The proposed sign would support a potential small retail development at the southeast corner of Base Line Road and Towne Avenue, according to the city letter mailed out to residents. The development is located within the city’s mixed-use zoning district, which allows “commercial uses to be located on the corner.”
The zone does not, however, allow tall signs for those developments—nor should it, according to Claremont resident Lowell Walker. Mr. Walker said he was concerned about the additional traffic a large freeway sign might generate. In his nine years living in the neighborhood next to this busy intersection, Mr. Walker says he has seen problems with the busy freeway on-ramp and off-ramp escalate. He asserts the city should be doing less, not more at this already congested corner.
“I just see this [sign] as adding to what is already a bit of a problem,” Mr. Walker said.
Many of those at Tuesday’s meeting spoke in favor of keeping the currently undeveloped southeast lot as residential only. The developer, City Ventures, had initially planned to build a residential and retail center at the site. But at a Planning Commission meeting in June of this year, City Ventures instead contended that they would build only a 95-townhome residential complex with no retail. City Ventures steered away from a commercial or mixed-use development, citing constraints of the lot, the property’s small size and the limited access to the adjacent streets.
The request for 60-foot signage to promote retail shops was not made by City Ventures but by city staff who indicated it would like to amend the zone to allow for future retail to be included.

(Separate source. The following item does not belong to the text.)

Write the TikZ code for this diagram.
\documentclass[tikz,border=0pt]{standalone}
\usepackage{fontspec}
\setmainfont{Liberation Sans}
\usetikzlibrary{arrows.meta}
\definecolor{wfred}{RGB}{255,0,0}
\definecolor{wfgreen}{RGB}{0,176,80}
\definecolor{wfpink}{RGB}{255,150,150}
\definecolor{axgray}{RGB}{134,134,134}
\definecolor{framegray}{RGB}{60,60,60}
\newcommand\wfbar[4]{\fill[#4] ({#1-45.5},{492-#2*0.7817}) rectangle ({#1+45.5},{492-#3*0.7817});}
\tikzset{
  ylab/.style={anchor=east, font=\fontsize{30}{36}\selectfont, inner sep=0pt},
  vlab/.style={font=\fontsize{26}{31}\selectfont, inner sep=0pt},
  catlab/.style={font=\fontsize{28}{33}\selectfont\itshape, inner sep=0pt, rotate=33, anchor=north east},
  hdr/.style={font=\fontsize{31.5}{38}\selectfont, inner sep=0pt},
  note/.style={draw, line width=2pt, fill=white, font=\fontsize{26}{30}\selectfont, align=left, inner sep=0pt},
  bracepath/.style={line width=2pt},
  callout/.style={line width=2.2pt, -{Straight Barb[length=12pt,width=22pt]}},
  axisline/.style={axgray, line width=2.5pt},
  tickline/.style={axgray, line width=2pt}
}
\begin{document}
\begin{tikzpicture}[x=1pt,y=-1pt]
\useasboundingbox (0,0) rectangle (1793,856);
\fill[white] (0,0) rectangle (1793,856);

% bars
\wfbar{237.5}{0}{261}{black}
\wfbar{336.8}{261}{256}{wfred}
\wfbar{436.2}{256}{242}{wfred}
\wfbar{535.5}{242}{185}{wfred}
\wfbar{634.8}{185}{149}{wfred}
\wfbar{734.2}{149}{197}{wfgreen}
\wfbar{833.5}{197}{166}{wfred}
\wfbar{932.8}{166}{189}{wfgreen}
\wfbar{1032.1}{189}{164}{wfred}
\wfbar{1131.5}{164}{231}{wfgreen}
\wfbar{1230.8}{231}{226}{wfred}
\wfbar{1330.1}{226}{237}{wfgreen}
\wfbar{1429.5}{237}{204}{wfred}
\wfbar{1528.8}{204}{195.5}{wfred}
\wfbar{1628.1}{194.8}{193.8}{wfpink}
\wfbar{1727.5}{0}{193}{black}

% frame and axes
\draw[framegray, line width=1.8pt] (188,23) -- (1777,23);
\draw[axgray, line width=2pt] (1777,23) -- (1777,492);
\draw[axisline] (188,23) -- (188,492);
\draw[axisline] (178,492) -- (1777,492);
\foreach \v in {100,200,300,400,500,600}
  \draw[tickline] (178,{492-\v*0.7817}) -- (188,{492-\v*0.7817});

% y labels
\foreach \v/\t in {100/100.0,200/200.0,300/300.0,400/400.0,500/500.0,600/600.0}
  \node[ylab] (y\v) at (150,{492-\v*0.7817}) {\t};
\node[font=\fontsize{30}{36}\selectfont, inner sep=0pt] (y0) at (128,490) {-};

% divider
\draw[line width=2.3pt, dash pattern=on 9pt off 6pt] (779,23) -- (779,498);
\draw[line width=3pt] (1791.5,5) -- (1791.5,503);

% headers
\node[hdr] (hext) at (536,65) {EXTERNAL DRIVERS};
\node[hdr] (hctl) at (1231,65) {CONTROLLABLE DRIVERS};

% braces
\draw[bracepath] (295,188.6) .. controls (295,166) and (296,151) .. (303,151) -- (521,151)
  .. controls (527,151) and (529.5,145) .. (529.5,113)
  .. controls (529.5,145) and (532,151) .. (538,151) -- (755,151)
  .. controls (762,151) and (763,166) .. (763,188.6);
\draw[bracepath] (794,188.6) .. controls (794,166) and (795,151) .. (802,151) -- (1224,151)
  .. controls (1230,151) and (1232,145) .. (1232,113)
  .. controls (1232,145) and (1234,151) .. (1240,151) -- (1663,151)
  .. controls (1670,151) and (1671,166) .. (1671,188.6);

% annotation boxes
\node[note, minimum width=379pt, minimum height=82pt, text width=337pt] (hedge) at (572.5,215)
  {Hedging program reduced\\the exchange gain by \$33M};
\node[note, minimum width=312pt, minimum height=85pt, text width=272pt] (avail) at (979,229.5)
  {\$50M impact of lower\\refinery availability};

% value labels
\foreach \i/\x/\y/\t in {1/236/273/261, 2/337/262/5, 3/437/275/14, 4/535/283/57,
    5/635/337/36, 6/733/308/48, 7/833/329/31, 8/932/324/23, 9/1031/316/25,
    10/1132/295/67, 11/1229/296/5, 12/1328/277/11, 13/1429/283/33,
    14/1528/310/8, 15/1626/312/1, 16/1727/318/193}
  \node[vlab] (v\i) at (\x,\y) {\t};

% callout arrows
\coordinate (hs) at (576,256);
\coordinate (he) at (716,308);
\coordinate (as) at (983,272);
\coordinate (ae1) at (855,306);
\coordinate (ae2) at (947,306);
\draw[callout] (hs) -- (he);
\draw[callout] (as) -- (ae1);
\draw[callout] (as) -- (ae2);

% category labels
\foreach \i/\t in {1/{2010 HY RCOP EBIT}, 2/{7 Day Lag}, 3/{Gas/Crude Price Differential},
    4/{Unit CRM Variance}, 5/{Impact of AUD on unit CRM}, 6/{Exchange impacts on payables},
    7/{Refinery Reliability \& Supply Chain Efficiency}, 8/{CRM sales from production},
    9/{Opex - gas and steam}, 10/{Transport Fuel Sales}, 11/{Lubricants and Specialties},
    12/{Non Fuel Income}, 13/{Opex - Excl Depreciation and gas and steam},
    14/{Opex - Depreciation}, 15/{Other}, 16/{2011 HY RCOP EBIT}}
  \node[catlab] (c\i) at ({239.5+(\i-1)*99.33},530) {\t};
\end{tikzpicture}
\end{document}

Robert Nuñez said he was a part of the group involved in designating the Towne Avenue lot as mixed-use. He noted that the group’s intention was not for the lot to be developed with “nationally-recognized tenants,” as the city’s letter states, but rather with a professional building, loft or storage space. If the desire for more sales tax is driving the city’s decision to push for retail development in this space, Mr. Nuñez advises city officials to support existing businesses by requesting Caltrans place signage that is typical on freeways indicating the presences of gas, food or lodging.
“They [City Ventures] have done… their due diligence, along with the community, to sincerely put forth a development that will fit,” Mr. Nuñez said. “I think it’s fairly abhorrent for the city council or the planning commission or anybody to throw another hoop for them to jump through and ask them to revamp what they’ve spent a lot of their time and energy into, as well as the community.”
Commissioners took note of residents’ complaints, but in accordance with the Brown Act could not comment on their concerns because city staff had pulled the issue from the agenda.